NFL Pressure Cooker: In the pressure cooker, we take a look at a player who has a lot to prove in the 2015 season and what they need to do to relieve some of the pressure placed on them. The first subject: Tampa Bay Buccaneers running back Doug Martin.
It’s no secret that Tampa Bay Buccaneers‘ running back Doug Martin is carrying the weight of the world on his shoulders this year. In the fourth and final year of his contract, Martin is facing two options: prove you can carry the ball consistently or find a new team. So what should we expect from the muscle hamster?
Well, that depends on how you view Martin. Some still see him as the breakout rookie phenom that shredded the Minnesota Vikings on national television or the Oakland Raiders in his signature performance.
Others see him as the guy who can’t break a tackle, can’t create running lanes for himself, consistently hesitates, and always ends up on the sidelines with an injury. So is this video any indication of the Doug Martin we will see in 2015?

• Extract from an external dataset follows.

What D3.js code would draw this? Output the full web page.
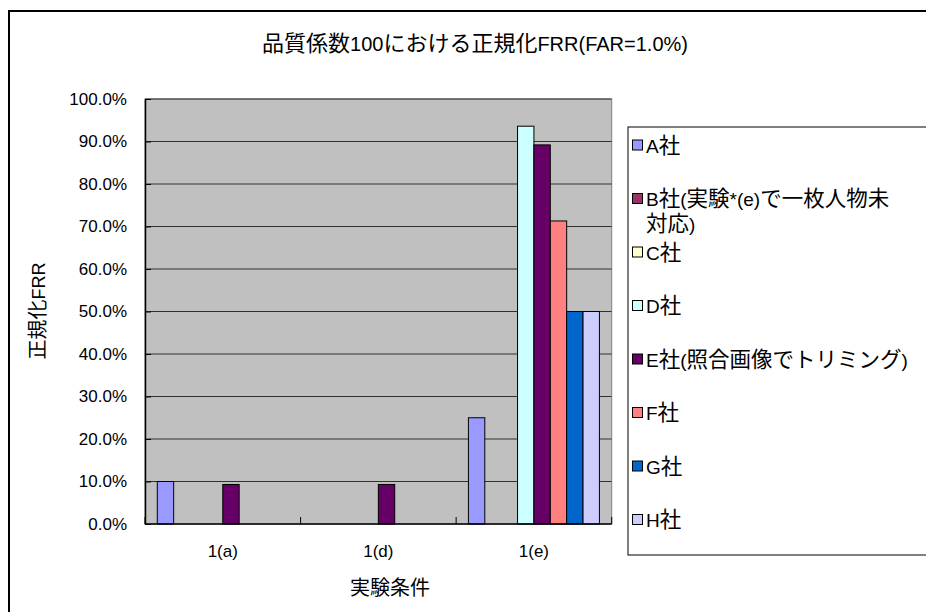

I sincerely doubt it. And that isn’t to be negative towards Martin. I sincerely hope he proves me wrong and shows everyone in the NFL exactly what a healthy Doug Martin can do. The problem is, you can want and hope all day long, but that doesn’t mean Martin will transform in one off-season.
He is going to have stiff competition during training camp as he is no longer the run away favorite to be the number one back in the Bay.
Charles Sims is fully healthy, Bobby Rainey did a good job in the starting role in Martin’s absence, and Mike James is capable of doing what Dirk Koetter wants his running backs to do. Martin is going to have to earn this job and work harder than he has the previous three seasons to keep it.
It seems extremely likely that Martin will enter week one against the Tennessee Titans as the starting back, but that Sims will take over the position by mid-season, if not sooner.
Buccaneers fans love Doug Martin in the same way they love(d) Cadillac Williams.
Martin, just like Caddy, stole Buccaneers fans’ hearts as a rookie, then has severely under-performed since. Now, in Cadillac’s case, he tore his patellar tendon in his left knee after rupturing the patellar tendon in his right knee the season before.
These injuries should have ended his career, but instead he fought to get back. In doing so, Cadillac continued to have fans fall in love with him season after season and recently ranked 20th on a Buccaneers list of top 20 favorite players of all time as voted by the fans.
In Martin’s case, yes, he has suffered some injuries which has caused his production to decrease.
However, even when he is in the game and fully healthy, Martin just can’t seem to recreate that rookie magic he once had. In seventeen games since his rookie year, Martin has rushed the ball 261 times for 950 yards and three touchdowns. That’s 3.6 yards per carry.
Compare that to his rookie campaign, which was 319 rushes, 1,454 yards, 11 touchdowns, and 4.6 yards per carry. Those arethe numbers that are going to get Martin an extension in Tampa Bay. Period. They can’t waste anymore time waiting on Martin to “turn it around”.
The pressure is on, Doug. Either prove that you can carry this team and lead this rushing attack, or you’re going to find yourself out of a starting job in this league and be out of Tampa Bay altogether.
The franchise is counting on you. The coaches, your teammates, the fans…all of them. We all want to see that rookie phenom return and dominate like you once did. It’s now or never.